begin GIVEN RECORDS
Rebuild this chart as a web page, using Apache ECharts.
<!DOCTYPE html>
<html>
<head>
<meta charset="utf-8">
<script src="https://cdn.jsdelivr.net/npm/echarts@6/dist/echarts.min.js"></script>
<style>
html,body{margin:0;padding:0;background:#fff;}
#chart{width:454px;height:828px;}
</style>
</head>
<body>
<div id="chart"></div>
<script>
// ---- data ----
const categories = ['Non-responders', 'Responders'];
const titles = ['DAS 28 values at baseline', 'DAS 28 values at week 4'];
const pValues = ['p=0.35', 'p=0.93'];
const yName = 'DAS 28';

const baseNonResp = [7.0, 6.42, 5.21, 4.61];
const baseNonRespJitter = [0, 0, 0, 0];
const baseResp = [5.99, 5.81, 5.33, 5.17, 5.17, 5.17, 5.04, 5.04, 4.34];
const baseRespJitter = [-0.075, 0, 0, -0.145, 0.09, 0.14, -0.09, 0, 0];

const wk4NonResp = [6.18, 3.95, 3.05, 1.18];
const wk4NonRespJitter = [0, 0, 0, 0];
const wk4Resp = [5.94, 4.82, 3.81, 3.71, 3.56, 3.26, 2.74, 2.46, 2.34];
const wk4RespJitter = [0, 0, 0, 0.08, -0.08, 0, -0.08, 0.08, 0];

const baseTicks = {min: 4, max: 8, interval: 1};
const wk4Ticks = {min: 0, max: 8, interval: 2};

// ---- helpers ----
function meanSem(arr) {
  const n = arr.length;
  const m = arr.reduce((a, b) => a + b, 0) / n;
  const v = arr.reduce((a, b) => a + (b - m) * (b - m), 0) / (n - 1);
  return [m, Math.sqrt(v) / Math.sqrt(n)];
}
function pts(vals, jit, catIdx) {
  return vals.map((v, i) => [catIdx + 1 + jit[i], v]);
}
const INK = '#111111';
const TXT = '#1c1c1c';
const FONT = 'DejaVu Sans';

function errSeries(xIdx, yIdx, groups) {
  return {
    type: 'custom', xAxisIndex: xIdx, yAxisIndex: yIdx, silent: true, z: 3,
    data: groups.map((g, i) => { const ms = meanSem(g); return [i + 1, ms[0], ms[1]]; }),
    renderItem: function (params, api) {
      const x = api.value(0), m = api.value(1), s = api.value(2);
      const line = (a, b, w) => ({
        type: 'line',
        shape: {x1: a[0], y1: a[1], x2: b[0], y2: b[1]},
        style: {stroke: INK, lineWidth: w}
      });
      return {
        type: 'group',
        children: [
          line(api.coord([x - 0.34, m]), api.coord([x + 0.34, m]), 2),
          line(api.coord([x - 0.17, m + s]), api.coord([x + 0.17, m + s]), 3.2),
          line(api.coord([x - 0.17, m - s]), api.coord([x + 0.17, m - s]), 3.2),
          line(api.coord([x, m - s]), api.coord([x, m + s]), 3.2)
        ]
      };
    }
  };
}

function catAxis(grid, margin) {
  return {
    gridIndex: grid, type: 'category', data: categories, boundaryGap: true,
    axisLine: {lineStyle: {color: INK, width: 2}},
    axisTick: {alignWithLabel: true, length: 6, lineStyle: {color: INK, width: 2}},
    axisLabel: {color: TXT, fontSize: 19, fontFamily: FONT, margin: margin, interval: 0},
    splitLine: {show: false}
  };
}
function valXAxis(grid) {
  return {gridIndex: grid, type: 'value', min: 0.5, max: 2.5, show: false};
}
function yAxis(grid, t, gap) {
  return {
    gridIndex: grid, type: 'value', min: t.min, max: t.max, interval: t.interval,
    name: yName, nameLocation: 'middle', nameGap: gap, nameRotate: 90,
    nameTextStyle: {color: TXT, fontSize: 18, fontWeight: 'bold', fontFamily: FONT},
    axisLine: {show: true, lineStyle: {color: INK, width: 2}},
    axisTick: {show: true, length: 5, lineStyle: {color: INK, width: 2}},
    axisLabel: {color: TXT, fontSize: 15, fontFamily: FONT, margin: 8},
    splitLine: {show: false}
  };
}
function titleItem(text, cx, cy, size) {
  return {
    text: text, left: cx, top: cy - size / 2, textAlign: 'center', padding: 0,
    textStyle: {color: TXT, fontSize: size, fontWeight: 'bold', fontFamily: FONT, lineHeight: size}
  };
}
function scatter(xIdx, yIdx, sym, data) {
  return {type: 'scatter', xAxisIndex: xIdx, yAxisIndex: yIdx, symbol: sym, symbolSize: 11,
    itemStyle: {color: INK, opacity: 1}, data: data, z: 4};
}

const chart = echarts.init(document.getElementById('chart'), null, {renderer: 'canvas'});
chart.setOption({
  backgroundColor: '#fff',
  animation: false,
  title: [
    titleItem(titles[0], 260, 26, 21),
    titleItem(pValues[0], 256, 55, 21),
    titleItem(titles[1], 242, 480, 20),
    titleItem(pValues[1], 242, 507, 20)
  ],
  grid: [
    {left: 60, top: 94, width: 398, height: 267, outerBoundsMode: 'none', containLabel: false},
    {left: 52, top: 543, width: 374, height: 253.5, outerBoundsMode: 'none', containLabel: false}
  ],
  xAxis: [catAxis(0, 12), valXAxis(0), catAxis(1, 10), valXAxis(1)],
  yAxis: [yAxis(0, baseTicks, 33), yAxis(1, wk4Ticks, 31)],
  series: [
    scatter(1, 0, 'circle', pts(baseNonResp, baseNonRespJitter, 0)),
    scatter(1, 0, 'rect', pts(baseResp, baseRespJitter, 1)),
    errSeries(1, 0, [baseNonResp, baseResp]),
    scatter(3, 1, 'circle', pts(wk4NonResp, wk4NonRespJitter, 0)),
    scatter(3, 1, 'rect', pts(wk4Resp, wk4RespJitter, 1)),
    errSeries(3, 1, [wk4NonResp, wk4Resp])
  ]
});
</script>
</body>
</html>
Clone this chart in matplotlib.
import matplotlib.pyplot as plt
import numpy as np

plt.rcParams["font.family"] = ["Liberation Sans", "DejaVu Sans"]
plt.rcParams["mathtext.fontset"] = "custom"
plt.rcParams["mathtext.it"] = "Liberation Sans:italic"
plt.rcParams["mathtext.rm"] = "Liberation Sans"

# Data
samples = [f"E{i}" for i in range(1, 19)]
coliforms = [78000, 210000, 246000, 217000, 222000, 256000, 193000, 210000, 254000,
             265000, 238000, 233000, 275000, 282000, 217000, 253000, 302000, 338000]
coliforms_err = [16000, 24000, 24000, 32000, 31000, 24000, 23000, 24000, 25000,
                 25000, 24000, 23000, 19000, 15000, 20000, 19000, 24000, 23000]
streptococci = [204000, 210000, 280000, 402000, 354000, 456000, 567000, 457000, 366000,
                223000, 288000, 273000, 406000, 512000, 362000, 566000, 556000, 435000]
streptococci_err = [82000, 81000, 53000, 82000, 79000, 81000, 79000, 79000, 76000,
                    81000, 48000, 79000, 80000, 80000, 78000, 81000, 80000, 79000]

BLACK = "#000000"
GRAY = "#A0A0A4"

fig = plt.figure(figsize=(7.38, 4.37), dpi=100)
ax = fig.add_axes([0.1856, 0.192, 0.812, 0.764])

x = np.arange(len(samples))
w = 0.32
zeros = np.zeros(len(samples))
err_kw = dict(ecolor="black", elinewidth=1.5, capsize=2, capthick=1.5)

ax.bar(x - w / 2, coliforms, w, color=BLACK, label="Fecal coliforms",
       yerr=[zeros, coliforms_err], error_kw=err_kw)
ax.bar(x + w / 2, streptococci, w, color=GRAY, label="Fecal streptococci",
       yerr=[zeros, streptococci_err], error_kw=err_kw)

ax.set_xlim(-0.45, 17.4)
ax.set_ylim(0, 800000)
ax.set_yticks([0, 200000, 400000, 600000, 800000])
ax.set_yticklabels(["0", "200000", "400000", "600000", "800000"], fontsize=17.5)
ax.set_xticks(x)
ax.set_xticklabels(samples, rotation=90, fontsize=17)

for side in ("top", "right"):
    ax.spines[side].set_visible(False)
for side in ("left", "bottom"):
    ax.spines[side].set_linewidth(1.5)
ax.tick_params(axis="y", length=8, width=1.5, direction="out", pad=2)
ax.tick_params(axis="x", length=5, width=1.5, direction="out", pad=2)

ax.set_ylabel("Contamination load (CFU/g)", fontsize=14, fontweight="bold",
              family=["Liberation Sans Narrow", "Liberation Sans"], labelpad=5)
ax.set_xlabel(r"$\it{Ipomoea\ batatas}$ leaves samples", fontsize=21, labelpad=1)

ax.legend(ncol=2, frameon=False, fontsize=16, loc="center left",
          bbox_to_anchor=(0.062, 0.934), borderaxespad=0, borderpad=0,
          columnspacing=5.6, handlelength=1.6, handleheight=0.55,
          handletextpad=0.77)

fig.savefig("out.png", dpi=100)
end GIVEN RECORDS
begin GIVEN RECORDS
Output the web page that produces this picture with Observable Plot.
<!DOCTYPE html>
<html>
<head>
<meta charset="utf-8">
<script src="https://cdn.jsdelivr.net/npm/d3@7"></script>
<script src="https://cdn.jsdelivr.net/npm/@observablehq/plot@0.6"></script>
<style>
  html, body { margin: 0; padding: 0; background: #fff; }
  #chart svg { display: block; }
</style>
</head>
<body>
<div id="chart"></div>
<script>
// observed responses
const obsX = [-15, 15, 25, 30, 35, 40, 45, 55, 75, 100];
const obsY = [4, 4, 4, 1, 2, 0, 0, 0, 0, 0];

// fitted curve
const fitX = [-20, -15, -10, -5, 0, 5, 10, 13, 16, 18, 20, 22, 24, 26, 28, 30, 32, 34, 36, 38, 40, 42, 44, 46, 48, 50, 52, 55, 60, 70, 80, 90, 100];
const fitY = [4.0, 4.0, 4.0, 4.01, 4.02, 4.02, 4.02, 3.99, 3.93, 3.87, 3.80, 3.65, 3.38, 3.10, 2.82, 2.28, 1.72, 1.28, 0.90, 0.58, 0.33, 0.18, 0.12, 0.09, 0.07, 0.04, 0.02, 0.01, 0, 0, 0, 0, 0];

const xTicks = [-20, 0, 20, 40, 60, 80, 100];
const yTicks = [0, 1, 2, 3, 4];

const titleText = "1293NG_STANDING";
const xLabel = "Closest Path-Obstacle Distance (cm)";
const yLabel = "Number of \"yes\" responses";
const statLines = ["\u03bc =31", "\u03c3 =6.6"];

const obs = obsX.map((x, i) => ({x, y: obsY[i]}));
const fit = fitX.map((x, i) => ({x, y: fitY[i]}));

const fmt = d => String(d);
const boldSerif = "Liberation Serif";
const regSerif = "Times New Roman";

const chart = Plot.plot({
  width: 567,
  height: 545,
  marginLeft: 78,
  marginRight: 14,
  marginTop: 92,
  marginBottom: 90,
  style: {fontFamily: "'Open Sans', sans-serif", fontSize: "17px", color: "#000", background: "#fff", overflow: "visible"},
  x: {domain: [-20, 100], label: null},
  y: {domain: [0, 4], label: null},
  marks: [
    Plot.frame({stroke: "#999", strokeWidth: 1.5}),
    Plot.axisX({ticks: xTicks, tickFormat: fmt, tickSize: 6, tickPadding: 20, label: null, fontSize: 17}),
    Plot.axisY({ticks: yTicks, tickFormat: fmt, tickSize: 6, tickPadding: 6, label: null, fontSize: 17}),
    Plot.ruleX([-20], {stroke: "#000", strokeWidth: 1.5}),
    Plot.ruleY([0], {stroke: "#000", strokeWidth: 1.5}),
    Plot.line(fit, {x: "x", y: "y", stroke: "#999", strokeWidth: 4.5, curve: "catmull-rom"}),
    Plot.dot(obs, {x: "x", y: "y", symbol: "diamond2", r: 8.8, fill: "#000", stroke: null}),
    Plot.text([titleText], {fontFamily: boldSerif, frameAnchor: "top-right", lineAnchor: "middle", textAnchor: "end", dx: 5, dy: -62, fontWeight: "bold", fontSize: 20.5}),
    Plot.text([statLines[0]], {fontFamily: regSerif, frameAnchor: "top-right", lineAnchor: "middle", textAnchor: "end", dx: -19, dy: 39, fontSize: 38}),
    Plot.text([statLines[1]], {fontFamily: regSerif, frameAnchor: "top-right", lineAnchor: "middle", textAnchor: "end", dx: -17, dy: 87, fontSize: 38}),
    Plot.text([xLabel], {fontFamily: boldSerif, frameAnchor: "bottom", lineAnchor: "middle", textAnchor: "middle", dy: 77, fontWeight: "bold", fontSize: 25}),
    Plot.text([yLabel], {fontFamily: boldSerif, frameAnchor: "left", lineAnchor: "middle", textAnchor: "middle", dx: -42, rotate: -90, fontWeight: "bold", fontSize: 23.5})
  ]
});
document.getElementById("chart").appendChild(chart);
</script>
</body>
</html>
end GIVEN RECORDS
** EXERCISE REQUIREMENTS **
Report all lines of the material that contain the word "page".

** RESULT **
Rebuild this chart as a web page, using Apache ECharts.
Output the web page that produces this picture with Observable Plot.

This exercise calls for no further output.